Without the pictures, can you quote each line below exactly?

● DATA SHOWN
|---|

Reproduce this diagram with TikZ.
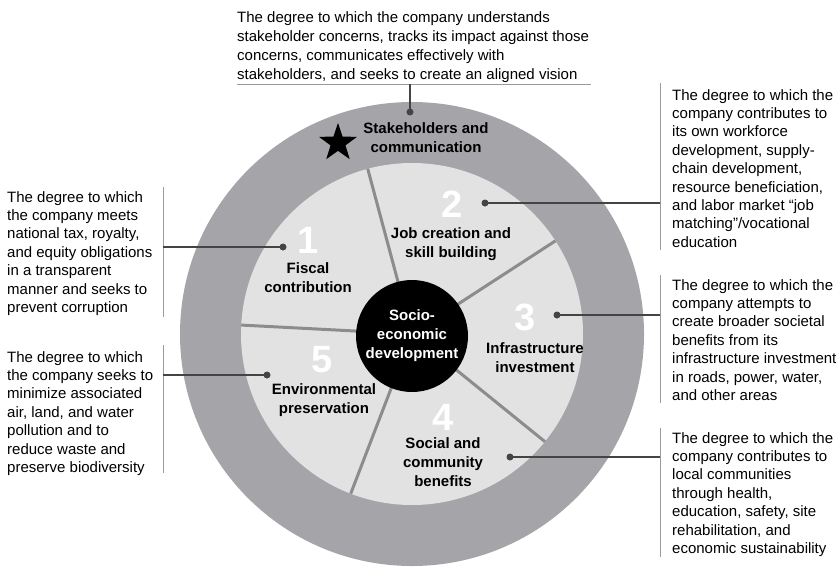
\documentclass[tikz,border=0pt]{standalone}
\usepackage{fontspec}
\setmainfont{Liberation Sans}
\usetikzlibrary{shapes.geometric}
\definecolor{ringgray}{HTML}{A5A5A9}
\definecolor{innergray}{HTML}{E2E2E2}
\definecolor{sepgray}{HTML}{8C8C8C}
\definecolor{leadgray}{HTML}{444444}
\definecolor{bargray}{HTML}{9A9A9A}
\begin{document}
\begin{tikzpicture}[x=1pt,y=-1pt,
  desc/.style={anchor=north west, align=left, inner sep=0pt, font=\fontsize{15}{18.4}\selectfont, text=black},
  topdesc/.style={desc, font=\fontsize{15}{19.2}\selectfont},
  lab/.style={align=center, inner sep=0pt, font=\bfseries\fontsize{15}{19}\selectfont},
  num/.style={inner sep=0pt, text=white, font=\bfseries\fontsize{38}{38}\selectfont},
  sepline/.style={draw=sepgray, line width=3pt},
  leader/.style={draw=leadgray, line width=1.3pt},
  bar/.style={draw=bargray, line width=0.7pt},
  dot/.style={circle, fill=leadgray, inner sep=0pt, minimum size=7pt}]
\useasboundingbox (0,0) rectangle (840,570);
\fill[white] (0,0) rectangle (840,570);
\coordinate (c) at (412,334);
\fill[ringgray] (c) circle (232);
\fill[innergray] (c) circle (171);
\foreach \a in {105,33,-39,-111,177}
  \draw[sepline] ([shift={(-\a:50)}]c) -- ([shift={(-\a:171)}]c);
\node[circle, fill=black, minimum size=112pt, inner sep=0pt, lab, text=white] (core) at (412,336) {Socio-\\economic\\development};

% star and ring label
\node[star, star points=5, star point ratio=2.55, fill=black, minimum size=40pt, inner sep=0pt] (star) at (338,143) {};
\node[lab] (stake) at (426,137.5) {Stakeholders and\\communication};

% numbers
\node[num] (n1) at (308,240) {1};
\node[num] (n2) at (452,204) {2};
\node[num] (n3) at (525,317) {3};
\node[num] (n4) at (443,417) {4};
\node[num] (n5) at (322,360) {5};

% segment labels
\node[lab] (l1) at (308,277.5) {Fiscal\\contribution};
\node[lab] (l2) at (451,244) {Job creation and\\skill building};
\node[lab] (l3) at (535,357.5) {Infrastructure\\investment};
\node[lab] (l4) at (443,462) {Social and\\community\\benefits};
\node[lab] (l5) at (324,400) {Environmental\\preservation};

% descriptions
\node[topdesc] (t0) at (237,11) {The degree to which the company understands\\stakeholder concerns, tracks its impact against those\\concerns, communicates effectively with\\stakeholders, and seeks to create an aligned vision};
\node[desc] (t1) at (7,191) {The degree to which\\the company meets\\national tax, royalty,\\and equity obligations\\in a transparent\\manner and seeks to\\prevent corruption};
\node[desc] (t5) at (7,351) {The degree to which\\the company seeks to\\minimize associated\\air, land, and water\\pollution and to\\reduce waste and\\preserve biodiversity};
\node[desc] (t2) at (672,89) {The degree to which the\\company contributes to\\its own workforce\\development, supply-\\chain development,\\resource beneficiation,\\and labor market “job\\matching”/vocational\\education};
\node[desc] (t3) at (672,279) {The degree to which the\\company attempts to\\create broader societal\\benefits from its\\infrastructure investment\\in roads, power, water,\\and other areas};
\node[desc] (t4) at (672,432) {The degree to which the\\company contributes to\\local communities\\through health,\\education, safety, site\\rehabilitation, and\\economic sustainability};

% bars
\coordinate (h0a) at (237,84);
\coordinate (h0b) at (591,84);
\draw[bar] (h0a) -- (h0b);
\coordinate (b1a) at (163,187); \coordinate (b1b) at (163,317);
\draw[bar] (b1a) -- (b1b);
\coordinate (b5a) at (163,345); \coordinate (b5b) at (163,473);
\draw[bar] (b5a) -- (b5b);
\coordinate (b2a) at (660,83); \coordinate (b2b) at (660,250);
\draw[bar] (b2a) -- (b2b);
\coordinate (b3a) at (660,275); \coordinate (b3b) at (660,403);
\draw[bar] (b3a) -- (b3b);
\coordinate (b4a) at (660,428); \coordinate (b4b) at (660,557);
\draw[bar] (b4a) -- (b4b);

% leaders
\node[dot] (d0) at (410,112) {};
\coordinate (j0) at (410,84);
\draw[leader] (d0.center) -- (j0);
\node[dot] (d1) at (283,247) {};
\coordinate (j1) at (163,247);
\draw[leader] (d1.center) -- (j1);
\node[dot] (d5) at (267,375) {};
\coordinate (j5) at (163,375);
\draw[leader] (d5.center) -- (j5);
\node[dot] (d2) at (485,203) {};
\coordinate (j2) at (660,203);
\draw[leader] (d2.center) -- (j2);
\node[dot] (d3) at (557,315) {};
\coordinate (j3) at (660,315);
\draw[leader] (d3.center) -- (j3);
\node[dot] (d4) at (510,457) {};
\coordinate (j4) at (660,457);
\draw[leader] (d4.center) -- (j4);
\end{tikzpicture}
\end{document}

|---|

● RESPONSE
Reproduce this diagram with TikZ.
\documentclass[tikz,border=0pt]{standalone}
\usepackage{fontspec}
\setmainfont{Liberation Sans}
\usetikzlibrary{shapes.geometric}
\definecolor{ringgray}{HTML}{A5A5A9}
\definecolor{innergray}{HTML}{E2E2E2}
\definecolor{sepgray}{HTML}{8C8C8C}
\definecolor{leadgray}{HTML}{444444}
\definecolor{bargray}{HTML}{9A9A9A}
\begin{document}
\begin{tikzpicture}[x=1pt,y=-1pt,
  desc/.style={anchor=north west, align=left, inner sep=0pt, font=\fontsize{15}{18.4}\selectfont, text=black},
  topdesc/.style={desc, font=\fontsize{15}{19.2}\selectfont},
  lab/.style={align=center, inner sep=0pt, font=\bfseries\fontsize{15}{19}\selectfont},
  num/.style={inner sep=0pt, text=white, font=\bfseries\fontsize{38}{38}\selectfont},
  sepline/.style={draw=sepgray, line width=3pt},
  leader/.style={draw=leadgray, line width=1.3pt},
  bar/.style={draw=bargray, line width=0.7pt},
  dot/.style={circle, fill=leadgray, inner sep=0pt, minimum size=7pt}]
\useasboundingbox (0,0) rectangle (840,570);
\fill[white] (0,0) rectangle (840,570);
\coordinate (c) at (412,334);
\fill[ringgray] (c) circle (232);
\fill[innergray] (c) circle (171);
\foreach \a in {105,33,-39,-111,177}
  \draw[sepline] ([shift={(-\a:50)}]c) -- ([shift={(-\a:171)}]c);
\node[circle, fill=black, minimum size=112pt, inner sep=0pt, lab, text=white] (core) at (412,336) {Socio-\\economic\\development};

% star and ring label
\node[star, star points=5, star point ratio=2.55, fill=black, minimum size=40pt, inner sep=0pt] (star) at (338,143) {};
\node[lab] (stake) at (426,137.5) {Stakeholders and\\communication};

% numbers
\node[num] (n1) at (308,240) {1};
\node[num] (n2) at (452,204) {2};
\node[num] (n3) at (525,317) {3};
\node[num] (n4) at (443,417) {4};
\node[num] (n5) at (322,360) {5};

% segment labels
\node[lab] (l1) at (308,277.5) {Fiscal\\contribution};
\node[lab] (l2) at (451,244) {Job creation and\\skill building};
\node[lab] (l3) at (535,357.5) {Infrastructure\\investment};
\node[lab] (l4) at (443,462) {Social and\\community\\benefits};
\node[lab] (l5) at (324,400) {Environmental\\preservation};

% descriptions
\node[topdesc] (t0) at (237,11) {The degree to which the company understands\\stakeholder concerns, tracks its impact against those\\concerns, communicates effectively with\\stakeholders, and seeks to create an aligned vision};
\node[desc] (t1) at (7,191) {The degree to which\\the company meets\\national tax, royalty,\\and equity obligations\\in a transparent\\manner and seeks to\\prevent corruption};
\node[desc] (t5) at (7,351) {The degree to which\\the company seeks to\\minimize associated\\air, land, and water\\pollution and to\\reduce waste and\\preserve biodiversity};
\node[desc] (t2) at (672,89) {The degree to which the\\company contributes to\\its own workforce\\development, supply-\\chain development,\\resource beneficiation,\\and labor market “job\\matching”/vocational\\education};
\node[desc] (t3) at (672,279) {The degree to which the\\company attempts to\\create broader societal\\benefits from its\\infrastructure investment\\in roads, power, water,\\and other areas};
\node[desc] (t4) at (672,432) {The degree to which the\\company contributes to\\local communities\\through health,\\education, safety, site\\rehabilitation, and\\economic sustainability};

% bars
\coordinate (h0a) at (237,84);
\coordinate (h0b) at (591,84);
\draw[bar] (h0a) -- (h0b);
\coordinate (b1a) at (163,187); \coordinate (b1b) at (163,317);
\draw[bar] (b1a) -- (b1b);
\coordinate (b5a) at (163,345); \coordinate (b5b) at (163,473);
\draw[bar] (b5a) -- (b5b);
\coordinate (b2a) at (660,83); \coordinate (b2b) at (660,250);
\draw[bar] (b2a) -- (b2b);
\coordinate (b3a) at (660,275); \coordinate (b3b) at (660,403);
\draw[bar] (b3a) -- (b3b);
\coordinate (b4a) at (660,428); \coordinate (b4b) at (660,557);
\draw[bar] (b4a) -- (b4b);

% leaders
\node[dot] (d0) at (410,112) {};
\coordinate (j0) at (410,84);
\draw[leader] (d0.center) -- (j0);
\node[dot] (d1) at (283,247) {};
\coordinate (j1) at (163,247);
\draw[leader] (d1.center) -- (j1);
\node[dot] (d5) at (267,375) {};
\coordinate (j5) at (163,375);
\draw[leader] (d5.center) -- (j5);
\node[dot] (d2) at (485,203) {};
\coordinate (j2) at (660,203);
\draw[leader] (d2.center) -- (j2);
\node[dot] (d3) at (557,315) {};
\coordinate (j3) at (660,315);
\draw[leader] (d3.center) -- (j3);
\node[dot] (d4) at (510,457) {};
\coordinate (j4) at (660,457);
\draw[leader] (d4.center) -- (j4);
\end{tikzpicture}
\end{document}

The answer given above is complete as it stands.